Data section:
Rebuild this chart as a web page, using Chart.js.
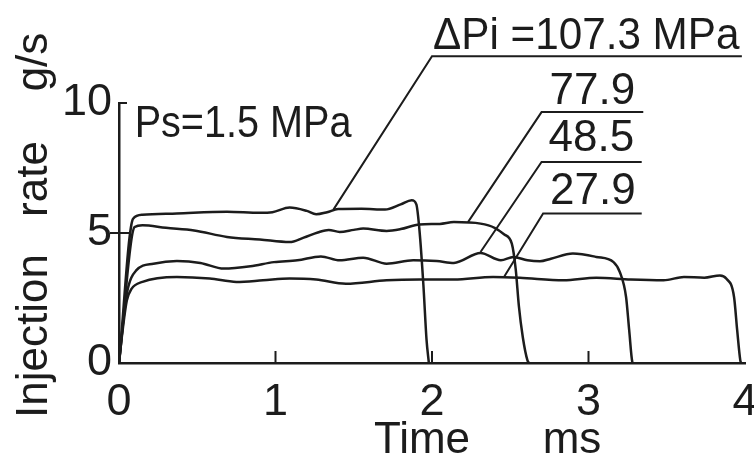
<!DOCTYPE html>
<html>
<head>
<meta charset="utf-8">
<script src="https://cdn.jsdelivr.net/npm/chart.js@4.4.0/dist/chart.umd.min.js"></script>
<style>
  body { margin: 0; background: #fff; }
  #wrap { width: 754px; height: 460px; }
</style>
</head>
<body>
<div id="wrap"><canvas id="rateChart"></canvas></div>
<script>
// injection rate traces (time in ms, rate in g/s)
const timeA = [0, 0.09, 0.15, 0.37, 0.69, 0.9, 0.98, 1.09, 1.2, 1.26, 1.33, 1.4, 1.55, 1.7, 1.8, 1.87, 1.9, 1.92, 1.945, 1.965, 1.98];
const rateA = [0, 5.55, 5.7, 5.75, 5.82, 5.78, 5.8, 5.98, 5.85, 5.72, 5.8, 5.92, 5.93, 5.9, 6.1, 6.26, 6.1, 5.1, 3.0, 0.9, 0];

const timeB = [0, 0.1, 0.15, 0.3, 0.48, 0.69, 0.9, 1.09, 1.18, 1.27, 1.34, 1.41, 1.5, 1.56, 1.71, 1.8, 1.92, 2.05, 2.14, 2.31, 2.4, 2.46, 2.51, 2.535, 2.555, 2.58, 2.61, 2.62];
const rateB = [0, 5.23, 5.3, 5.2, 5.1, 4.85, 4.75, 4.65, 4.82, 5.02, 5.12, 5.04, 5.12, 5.17, 5.08, 5.15, 5.33, 5.35, 5.42, 5.36, 5.2, 4.95, 4.59, 3.6, 2.2, 1.0, 0.1, 0];

const timeC = [0, 0.02, 0.05, 0.11, 0.22, 0.37, 0.52, 0.67, 0.84, 0.99, 1.14, 1.29, 1.41, 1.56, 1.71, 1.88, 2.03, 2.14, 2.31, 2.44, 2.52, 2.61, 2.69, 2.76, 2.9, 3.05, 3.16, 3.2, 3.24, 3.26, 3.28, 3.285];
const rateC = [0, 1.2, 2.67, 3.56, 3.82, 3.92, 3.85, 3.63, 3.72, 3.88, 3.95, 4.1, 3.95, 4.05, 3.82, 3.95, 3.92, 3.85, 4.23, 3.95, 4.08, 3.95, 3.91, 4.01, 4.21, 4.08, 3.88, 3.5, 2.54, 1.26, 0.04, 0];

const timeD = [0, 0.02, 0.05, 0.08, 0.15, 0.37, 0.58, 0.75, 0.92, 1.09, 1.26, 1.45, 1.71, 1.92, 2.14, 2.39, 2.56, 2.84, 3.05, 3.27, 3.48, 3.61, 3.74, 3.84, 3.88, 3.93, 3.95, 3.97, 3.975];
const rateD = [0, 1.1, 2.4, 2.85, 3.12, 3.31, 3.25, 3.12, 3.18, 3.25, 3.21, 3.05, 3.18, 3.21, 3.21, 3.31, 3.28, 3.18, 3.28, 3.21, 3.18, 3.31, 3.28, 3.37, 3.25, 2.54, 1.26, 0.1, 0];

const seriesNames = ['ΔPi =107.3 MPa', '77.9', '48.5', '27.9'];
const xTicks = [0, 1, 2, 3, 4];
const yTicks = [0, 5, 10];

// callouts: underline level / span and where the leader meets the trace (data units)
const callouts = [
  { text: seriesNames[0], level: 11.8, from: 2.0, to: 3.98, t: 1.37, r: 5.9, dx: 1, gap: 7, sx: 0.96 },
  { text: seriesNames[1], level: 9.65, from: 2.7, to: 3.35, t: 2.23, r: 5.42, dx: 8, gap: 8, sx: 1 },
  { text: seriesNames[2], level: 7.73, from: 2.7, to: 3.34, t: 2.31, r: 4.27, dx: 7, gap: 11, sx: 1 },
  { text: seriesNames[3], level: 5.75, from: 2.71, to: 3.34, t: 2.46, r: 3.31, dx: 7, gap: 10, sx: 1 }
];

const ink = '#1c1c1c';
const font = 'Liberation Sans, Arial, sans-serif';

function points(ts, rs) {
  return ts.map((t, i) => ({ x: t, y: rs[i] }));
}

const extras = {
  id: 'extras',
  afterDraw(chart) {
    const ctx = chart.ctx;
    const xs = chart.scales.x;
    const ys = chart.scales.y;
    const area = chart.chartArea;
    ctx.save();
    ctx.strokeStyle = ink;
    ctx.fillStyle = ink;
    ctx.lineWidth = 2;

    // little tick marks
    ctx.beginPath();
    [1, 2, 3].forEach(v => {
      const px = xs.getPixelForValue(v);
      ctx.moveTo(px, area.bottom);
      ctx.lineTo(px, area.bottom - 12);
    });
    let py = ys.getPixelForValue(5);
    ctx.moveTo(area.left - 9, py);
    ctx.lineTo(area.left + 12, py);
    py = ys.getPixelForValue(10);
    ctx.moveTo(area.left, py);
    ctx.lineTo(area.left + 8, py);
    ctx.stroke();

    // callouts
    ctx.font = '44px ' + font;
    ctx.textAlign = 'left';
    ctx.textBaseline = 'alphabetic';
    callouts.forEach(c => {
      const x0 = xs.getPixelForValue(c.from);
      const x1 = xs.getPixelForValue(c.to);
      const yl = ys.getPixelForValue(c.level);
      ctx.beginPath();
      ctx.moveTo(xs.getPixelForValue(c.t), ys.getPixelForValue(c.r));
      ctx.lineTo(x0, yl);
      ctx.lineTo(x1, yl);
      ctx.stroke();
      ctx.save();
      ctx.translate(x0 + c.dx, yl - c.gap);
      ctx.scale(c.sx, 1);
      ctx.fillText(c.text, 0, 0);
      ctx.restore();
    });

    // supply pressure note
    ctx.save();
    ctx.translate(xs.getPixelForValue(0.1), ys.getPixelForValue(8.68));
    ctx.scale(0.9, 1);
    ctx.fillText('Ps=1.5 MPa', 0, 0);
    ctx.restore();

    // axis titles
    ctx.textAlign = 'center';
    ctx.fillText('Time', 422, 453);
    ctx.fillText('ms', 572, 453);
    ctx.save();
    ctx.translate(47, 0);
    ctx.rotate(-Math.PI / 2);
    ctx.fillText('Injection', -336, 0);
    ctx.fillText('rate', -179, 0);
    ctx.fillText('g/s', -62, 0);
    ctx.restore();

    ctx.restore();
  }
};

const lineStyle = {
  borderColor: ink,
  borderWidth: 2.5,
  pointRadius: 0,
  fill: false,
  cubicInterpolationMode: 'monotone'
};

new Chart(document.getElementById('rateChart'), {
  type: 'line',
  data: {
    datasets: [
      Object.assign({ label: seriesNames[0], data: points(timeA, rateA) }, lineStyle),
      Object.assign({ label: seriesNames[1], data: points(timeB, rateB) }, lineStyle),
      Object.assign({ label: seriesNames[2], data: points(timeC, rateC) }, lineStyle),
      Object.assign({ label: seriesNames[3], data: points(timeD, rateD) }, lineStyle)
    ]
  },
  options: {
    responsive: true,
    maintainAspectRatio: false,
    animation: false,
    devicePixelRatio: 1,
    layout: { padding: { top: 103, right: 9, left: 0, bottom: 0 } },
    plugins: { legend: { display: false }, tooltip: { enabled: false } },
    scales: {
      x: {
        type: 'linear',
        min: 0,
        max: 4,
        afterBuildTicks: s => { s.ticks = xTicks.map(v => ({ value: v })); },
        afterFit: s => { s.height = 97; s.paddingLeft = 0; s.paddingRight = 0; },
        ticks: { color: ink, font: { family: font, size: 45 }, padding: 13, maxRotation: 0 },
        grid: { display: false, drawTicks: false },
        border: { display: true, color: ink, width: 2.5 }
      },
      y: {
        min: 0,
        max: 10,
        afterBuildTicks: s => { s.ticks = yTicks.map(v => ({ value: v })); },
        afterFit: s => { s.width = 119; s.paddingTop = 0; s.paddingBottom = 0; },
        ticks: { color: ink, font: { family: font, size: 45 }, padding: 7 },
        grid: { display: false, drawTicks: false },
        border: { display: true, color: ink, width: 2.5 }
      }
    }
  },
  plugins: [extras]
});
</script>
</body>
</html>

Instructions for the task: Reproduce the material above from its first line through the line containing "3.0, 0.9, 0];", both ends included, and skip every picture.

Exercise response:
Rebuild this chart as a web page, using Chart.js.
<!DOCTYPE html>
<html>
<head>
<meta charset="utf-8">
<script src="https://cdn.jsdelivr.net/npm/chart.js@4.4.0/dist/chart.umd.min.js"></script>
<style>
  body { margin: 0; background: #fff; }
  #wrap { width: 754px; height: 460px; }
</style>
</head>
<body>
<div id="wrap"><canvas id="rateChart"></canvas></div>
<script>
// injection rate traces (time in ms, rate in g/s)
const timeA = [0, 0.09, 0.15, 0.37, 0.69, 0.9, 0.98, 1.09, 1.2, 1.26, 1.33, 1.4, 1.55, 1.7, 1.8, 1.87, 1.9, 1.92, 1.945, 1.965, 1.98];
const rateA = [0, 5.55, 5.7, 5.75, 5.82, 5.78, 5.8, 5.98, 5.85, 5.72, 5.8, 5.92, 5.93, 5.9, 6.1, 6.26, 6.1, 5.1, 3.0, 0.9, 0];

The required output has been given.